World War I had entered a phase of uncertainty, since Germany's advantage on the eastern front was offset by the United States entering the war on 6 April and destabilizing the western front.

Although its effects had yet to manifest during the Crisis of 1917, the Spanish Flu was developing in the winter of 1917–1918, and would become the deadliest pandemic of the Late Modern Period. It received its name because Spanish newspapers, free from wartime censorship due to Spain's neutrality, were the first to report on it. The death toll of 50 to 100 million would greatly surpass the deaths of World War I, which contributed enormously to the spread of the epidemic around the world at a scale and speed never before experienced. The effects on Spain were dire: 8 million infected and 300,000 dead, although official statistics put the number of dead at 147,114.

Spain's neutrality in World War I increased a number of its exports, from agricultural and mineral raw materials to manufactured goods from the emerging industrial sector, particularly Catalonian textiles and Basque ironworks.
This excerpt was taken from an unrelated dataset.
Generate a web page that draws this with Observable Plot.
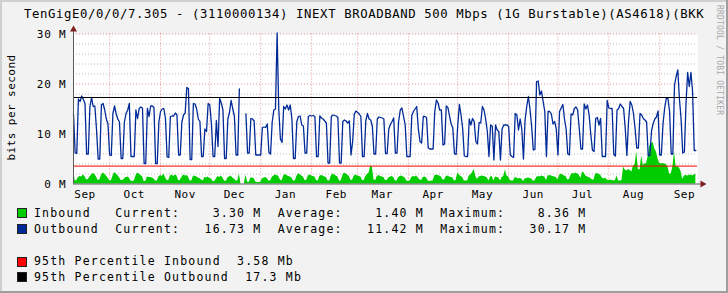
<!DOCTYPE html>
<html><head><meta charset="utf-8">
<script src="https://cdn.jsdelivr.net/npm/d3@7"></script>
<script src="https://cdn.jsdelivr.net/npm/@observablehq/plot@0.6"></script>
<style>
html,body{margin:0;padding:0;background:#f2f2f2;}
#wrap{position:relative;width:728px;height:293px;overflow:hidden;background:#f2f2f2;font-family:"DejaVu Sans Mono",monospace;color:#000;}
#wrap .t{position:absolute;white-space:pre;line-height:13px;}
#title{left:24px;top:7.5px;font-size:12.3px;letter-spacing:0.6px;}
.leg{left:34px;font-size:11.5px;letter-spacing:1.2px;}
.sw{position:absolute;left:17px;width:10px;height:10px;box-sizing:border-box;border:1px solid #222;}
#ylab{left:-49px;top:100.5px;width:120px;text-align:center;font-size:11px;letter-spacing:0.45px;transform:rotate(-90deg);transform-origin:60px 6.5px;}
#wm{position:absolute;left:713.5px;top:5px;writing-mode:vertical-rl;font-size:8px;line-height:10px;letter-spacing:0.2px;color:#a8a8a8;white-space:pre;}
#chart{position:absolute;left:0;top:20px;}
#chart g[aria-label="y-axis tick label"] text{letter-spacing:0.8px;}
#chart g[aria-label="x-axis tick label"] text{letter-spacing:0.5px;}
#edgeR{position:absolute;right:0;top:0;width:2px;height:293px;background:#9e9e9e;}
#edgeB{position:absolute;left:0;bottom:0;width:728px;height:2px;background:#9e9e9e;}
#edgeT{position:absolute;left:0;top:0;width:726px;height:2px;background:#cfcfcf;}
#edgeL{position:absolute;left:0;top:0;width:2px;height:291px;background:#cfcfcf;}
</style></head>
<body>
<div id="wrap">
  <div id="edgeT"></div><div id="edgeL"></div><div id="edgeR"></div><div id="edgeB"></div>
  <div class="t" id="title"></div>
  <div id="chart"></div>
  <div class="t" id="ylab">bits per second</div>
  <div id="wm">RRDTOOL / TOBI OETIKER</div>
  <div class="sw" style="top:208px;background:#00cc00"></div>
  <div class="sw" style="top:224px;background:#002a97"></div>
  <div class="sw" style="top:256.5px;background:#ff0000"></div>
  <div class="sw" style="top:272px;background:#000000"></div>
  <div class="t leg" id="l1" style="top:207.2px"></div>
  <div class="t leg" id="l2" style="top:222.7px"></div>
  <div class="t leg" id="l3" style="top:255px"></div>
  <div class="t leg" id="l4" style="top:270.7px"></div>
</div>
<script>
// ---- data (daily values, Mb/s) ----
const startDay = "2016-09-09";
const outbound = [
14.0,6.2,6.1,17.0,16.5,17.6,16.9,16.1,6.0,6.0,
15.5,17.3,15.5,15.6,11.0,5.0,5.0,15.8,16.1,14.8,
13.0,12.0,5.8,5.7,14.1,15.6,14.0,13.0,12.4,5.1,
5.1,12.4,14.1,14.8,16.1,5.5,5.5,5.5,14.8,13.1,
15.1,15.4,15.2,4.1,4.1,15.1,13.5,15.6,15.6,15.3,
4.1,4.1,12.4,14.5,15.0,15.1,13.1,5.4,5.3,13.5,
13.6,13.6,14.2,13.8,5.8,5.8,12.4,13.8,14.2,19.3,
19.1,4.9,4.9,16.1,16.0,15.0,13.0,12.5,5.5,5.5,
11.0,10.5,16.1,15.8,12.0,5.5,5.5,12.7,7.5,17.1,
16.2,14.8,5.1,5.1,13.0,14.3,16.7,15.0,13.5,5.8,
5.8,19.0,null,null,null,14.0,6.2,6.2,13.1,13.0,
12.6,5.8,5.8,5.8,5.8,11.3,11.4,11.3,12.0,6.3,
6.0,12.4,14.8,15.0,30.2,15.0,9.0,8.3,15.5,15.0,
15.8,14.8,15.8,13.0,5.1,5.1,12.5,13.5,13.6,11.8,
11.6,6.2,6.2,13.5,13.7,13.6,13.7,13.5,5.5,5.5,
13.6,13.2,13.0,12.6,12.2,4.2,4.2,13.5,13.8,13.7,
13.6,13.3,4.2,4.2,12.5,12.8,12.6,12.2,12.6,5.8,
8.5,14.0,14.6,14.3,14.0,13.5,5.5,5.5,12.6,14.1,
13.0,12.8,11.5,6.0,6.0,13.0,13.4,13.3,13.2,13.0,
6.1,6.1,11.0,11.9,12.5,13.2,6.2,6.2,12.5,14.8,
15.2,13.5,11.8,5.5,5.5,5.5,13.7,14.5,15.0,15.5,
11.0,8.5,8.2,13.5,13.5,13.3,7.2,7.0,7.0,7.0,
14.5,16.8,16.2,14.8,14.8,7.8,8.0,15.6,15.3,13.6,
12.0,11.2,6.0,5.9,11.8,15.9,13.8,11.1,5.6,5.5,
5.5,13.0,11.8,13.1,12.5,8.5,8.0,12.3,12.2,15.5,
14.8,13.0,10.5,5.5,11.8,11.6,4.8,11.8,10.8,10.5,
4.8,11.0,11.8,11.8,11.8,11.5,5.8,5.5,5.3,14.1,
13.8,10.8,13.0,11.0,5.0,12.8,15.5,17.5,15.0,11.5,
6.8,6.9,20.5,20.6,17.8,18.6,16.5,14.5,5.5,14.5,
14.5,14.0,12.0,12.5,11.0,5.8,14.5,15.2,15.9,13.0,
11.0,6.0,5.8,14.0,13.8,15.1,15.4,14.8,11.1,7.0,
7.0,16.0,15.0,15.8,13.8,10.0,6.8,6.5,13.1,13.3,
11.8,13.1,5.5,5.5,5.5,16.7,15.2,15.1,15.1,5.9,
5.6,14.8,15.1,16.0,15.5,15.1,11.1,5.7,12.5,16.5,
15.8,14.1,11.1,7.2,7.2,14.1,13.8,13.1,12.8,12.4,
5.7,5.7,10.6,12.1,13.0,13.4,14.6,5.8,5.8,12.0,
15.2,17.1,17.1,14.5,6.0,6.0,19.8,21.5,22.8,17.0,
13.0,6.2,6.4,16.0,22.3,19.5,22.3,18.5,6.7,6.7
];
const inbound = [
3.3,0.6,0.7,1.3,1.5,1.4,1.8,1.5,0.8,0.9,
1.4,1.8,2.1,1.9,1.4,0.7,0.8,1.7,2.2,2.0,
1.6,1.2,0.7,0.6,1.5,2.3,2.0,1.7,1.3,0.7,
0.7,1.0,1.3,1.4,1.2,0.6,0.5,0.6,1.6,2.2,
2.0,1.7,1.5,0.5,0.5,1.4,1.3,1.3,1.2,1.0,
0.6,0.6,1.4,1.7,1.5,2.0,1.3,0.7,0.7,1.6,
1.8,1.5,1.8,1.6,0.7,0.7,1.3,1.8,1.6,1.7,
1.4,0.6,0.6,1.5,1.6,1.4,1.2,1.1,0.8,0.6,
1.3,1.2,1.4,1.1,1.0,0.5,0.5,1.0,1.5,1.3,
1.6,1.2,0.6,0.5,1.2,1.4,1.6,1.2,1.0,0.6,
0.6,2.0,null,null,null,1.8,0.4,0.3,1.2,1.2,
1.1,0.4,0.3,0.3,0.3,1.0,1.2,1.3,1.1,0.6,
0.6,1.3,1.6,1.8,1.7,1.5,0.8,0.6,1.6,1.9,
1.7,1.5,1.4,1.2,0.6,0.6,1.5,2.0,1.9,1.6,
1.4,0.7,0.7,1.6,1.8,1.6,1.5,1.4,0.7,0.6,
1.5,1.7,1.6,1.4,1.3,0.6,0.6,1.6,2.0,1.8,
1.6,1.4,0.6,0.6,1.7,2.2,2.0,1.8,1.5,0.7,
0.8,1.6,1.8,1.6,1.5,1.4,0.7,0.7,1.5,1.9,
2.2,3.6,3.4,0.8,0.7,1.5,1.7,1.5,1.4,1.3,
0.7,0.7,1.2,1.4,1.5,1.3,0.6,0.6,1.3,1.5,
1.6,1.4,1.2,0.6,0.5,0.6,1.3,1.5,1.4,1.6,
1.2,0.8,0.7,1.3,1.4,1.2,0.6,0.5,0.6,0.6,
1.6,1.8,1.7,1.6,1.4,0.8,0.8,1.5,1.6,1.4,
1.3,1.2,0.6,0.7,2.2,1.8,1.5,1.3,0.6,0.6,
0.6,1.6,1.8,2.3,2.9,1.5,0.9,1.4,1.5,1.6,
1.5,1.4,1.2,0.6,1.4,1.5,0.6,1.4,1.3,1.2,
0.6,1.3,1.5,2.8,1.6,1.4,0.7,0.6,0.6,1.3,
1.2,1.0,1.1,1.0,0.5,1.0,1.1,1.2,1.1,1.0,
0.6,0.6,1.3,1.5,1.4,1.6,1.5,1.4,0.7,1.6,
1.7,1.6,1.5,1.4,1.3,0.8,1.7,2.0,1.8,1.6,
1.5,0.8,0.9,1.8,2.1,2.0,2.2,2.0,1.8,1.1,
2.4,2.2,1.6,1.4,1.3,1.1,0.8,0.8,2.0,2.1,
1.9,1.8,1.2,1.0,1.2,0.8,0.7,0.8,0.7,0.6,
0.7,1.6,0.6,0.6,0.7,3.4,2.8,2.6,2.9,2.7,
2.4,3.6,3.8,6.5,2.9,2.8,5.6,3.7,4.0,4.1,
5.6,7.6,8.0,8.36,7.0,6.4,5.0,4.1,4.0,4.1,
4.0,3.9,3.4,2.0,2.0,3.4,6.4,3.4,3.5,3.2,
2.5,0.9,1.6,1.7,1.6,1.7,1.8,1.6,1.8,2.0
];
const pct95In = 3.58;
const pct95Out = 17.3;
const yTicks = [0, 10, 20, 30];
const yMinor = [2, 4, 6, 8, 12, 14, 16, 18, 22, 24, 26, 28];
const yMajor = [10, 20, 30];
const monthLabels = ["Sep","Oct","Nov","Dec","Jan","Feb","Mar","Apr","May","Jun","Jul","Aug","Sep"];
const titleText = "TenGigE0/0/0/7.305 - (3110000134) INEXT BROADBAND 500 Mbps (1G Burstable)(AS4618)(BKK";
const legendNames = ["Inbound", "Outbound"];
const legendCurrent = ["3.30", "16.73"];
const legendAverage = ["1.40", "11.42"];
const legendMaximum = ["8.36", "30.17"];

// ---- build ----
const t0 = new Date(startDay + "T00:00:00Z");
const rows = outbound.map((v, i) => ({date: d3.utcDay.offset(t0, i), out: v, inb: inbound[i]}));
const tEnd = d3.utcDay.offset(t0, outbound.length);
const firstMonth = d3.utcMonth.ceil(t0);
const monthStarts = d3.utcMonths(firstMonth, tEnd);
const labelDates = d3.utcMonths(d3.utcMonth.floor(t0), tEnd).map(d => d3.utcDay.offset(d, 15));
const labelMap = new Map(labelDates.map((d, i) => [+d, monthLabels[i]]));

const chart = Plot.plot({
  width: 728,
  height: 180,
  marginLeft: 73,
  marginRight: 31,
  marginTop: 13.5,
  marginBottom: 16.5,
  style: {background: "transparent", fontFamily: "DejaVu Sans Mono", fontSize: "11px", color: "#000", overflow: "visible"},
  x: {type: "utc", domain: [t0, tEnd]},
  y: {domain: [0, 30]},
  marks: [
    Plot.frame({fill: "#ffffff", stroke: "none"}),
    Plot.ruleY(yMinor, {stroke: "#8f8f8f", strokeOpacity: 0.6, strokeDasharray: "1,2"}),
    Plot.ruleY(yMajor, {stroke: "#de4f4f", strokeOpacity: 0.6, strokeDasharray: "1,2"}),
    Plot.ruleX(monthStarts, {stroke: "#de4f4f", strokeOpacity: 0.6, strokeDasharray: "1,2"}),
    Plot.areaY(rows, {x: "date", y: "inb", fill: "#00cc00"}),
    Plot.lineY(rows, {x: "date", y: "out", stroke: "#002a97", strokeWidth: 1.3}),
    Plot.ruleY([pct95In], {stroke: "#ff0000", strokeWidth: 1}),
    Plot.ruleY([pct95Out], {stroke: "#000000", strokeWidth: 1}),
    Plot.ruleX([t0], {stroke: "#5a5a5a", insetTop: -4}),
    Plot.ruleY([0], {stroke: "#5a5a5a", insetRight: -4}),
    Plot.dot([0], {frameAnchor: "top-left", symbol: "triangle", r: 2.6, fill: "#801f1f", stroke: "none", dy: -4.5}),
    Plot.dot([0], {frameAnchor: "bottom-right", symbol: "triangle", rotate: 90, r: 2.6, fill: "#801f1f", stroke: "none", dx: 5}),
    Plot.axisY({ticks: yTicks, tickFormat: d => `${d} M`, tickSize: 0, tickPadding: 7, label: null}),
    Plot.axisX({ticks: labelDates, tickFormat: d => labelMap.get(+d), tickSize: 0, tickPadding: 6, label: null})
  ]
});
document.getElementById("chart").appendChild(chart);

document.getElementById("title").textContent = titleText;
function pad(s, n) { return s.padStart(n, " "); }
function legLine(i) {
  return legendNames[i].padEnd(10, " ") + "Current:" + pad(legendCurrent[i], 8) + " M  " +
    "Average:" + pad(legendAverage[i], 8) + " M  " + "Maximum:" + pad(legendMaximum[i], 8) + " M";
}
document.getElementById("l1").textContent = legLine(0);
document.getElementById("l2").textContent = legLine(1);
document.getElementById("l3").textContent = "95th Percentile Inbound  " + pct95In + " Mb";
document.getElementById("l4").textContent = "95th Percentile Outbound  " + pct95Out + " Mb";
</script>
</body></html>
The balance of trade grew from a deficit of more than one hundred million pesetas to a surplus of five hundred million pesetas. This economic boom favored the industrial and commercial middle class and the financial and land-owning oligarchy, but also produced rising inflation while salaries stagnated. As profits were experiencing extraordinary growth rates, standards of living decreased significantly for the general populace, especially for the urban and industrial proletariat, although they were able to maintain pressure to achieve higher wages. In the countryside the situation was different: inflation had a greater impact, but more direct food availability lessened its effects on small landowners and tenants, predominant in the agrarian structure of northern Spain. It was quite the opposite, however, for landless laborers, a fundamental part of the workforce in the southern half of Spain, especially in Andalusia and Extremadura. The result of the process, already acutely visible in 1917, was a radical redistribution of national income, both between social classes and among territories. Rural exodus and disproportionate development between the industrial and agricultural sectors progressively worsened rural-urban tensions and the center-periphery.

The Defence Juntas (Juntas de Defensa) were a military union movement created without the approval of the Spanish legislature, and represented a clear challenge to the liberal government of Manuel García Prieto, who, unable to control them, was forced to resign. His replacement, the conservative Eduardo Dato, legalized the Juntas.

The Juntas selected a name that was common among Spanish institutions and had credibility from its use in the popular uprising of the War for Independence. They claimed that their purpose was to defend the interests of mid-ranking military officials, but their goal of political intervention was clear.

The military's obsession with national unity had become one if its greatest mobilizing factors, manifesting in the 1905 attack on the satirical Catalan publication, ¡Cu-Cut!. After the attack, the governor attempted to appease them by passing the Law of Jurisdictions, which gave the military jurisdiction over "oral and written offenses against national unity, the flag, or the military's honor." Members of the military found themselves in a peculiar social situation: soldiers in almost every other world military were experiencing great social mobility on the merits of war and the need to recruit huge numbers of soldiers, while Spanish soldiers were reduced to inaction. They could not even be compensated with stations in the colonies, since those had been lost in the Spanish–American War of 1898. In fact, the Spanish military had an overabundance of officers, with 16,000 officers per 80,000 soldiers, compared to France's 29,000 officers per 500,000 soldiers. Resentments within the army were developing between the only colonial destinations in Morocco and the rest. Inflation continued to diminish the buying power of military salaries, which were set by the rigid state budget, unlike the more flexible contracts of workers.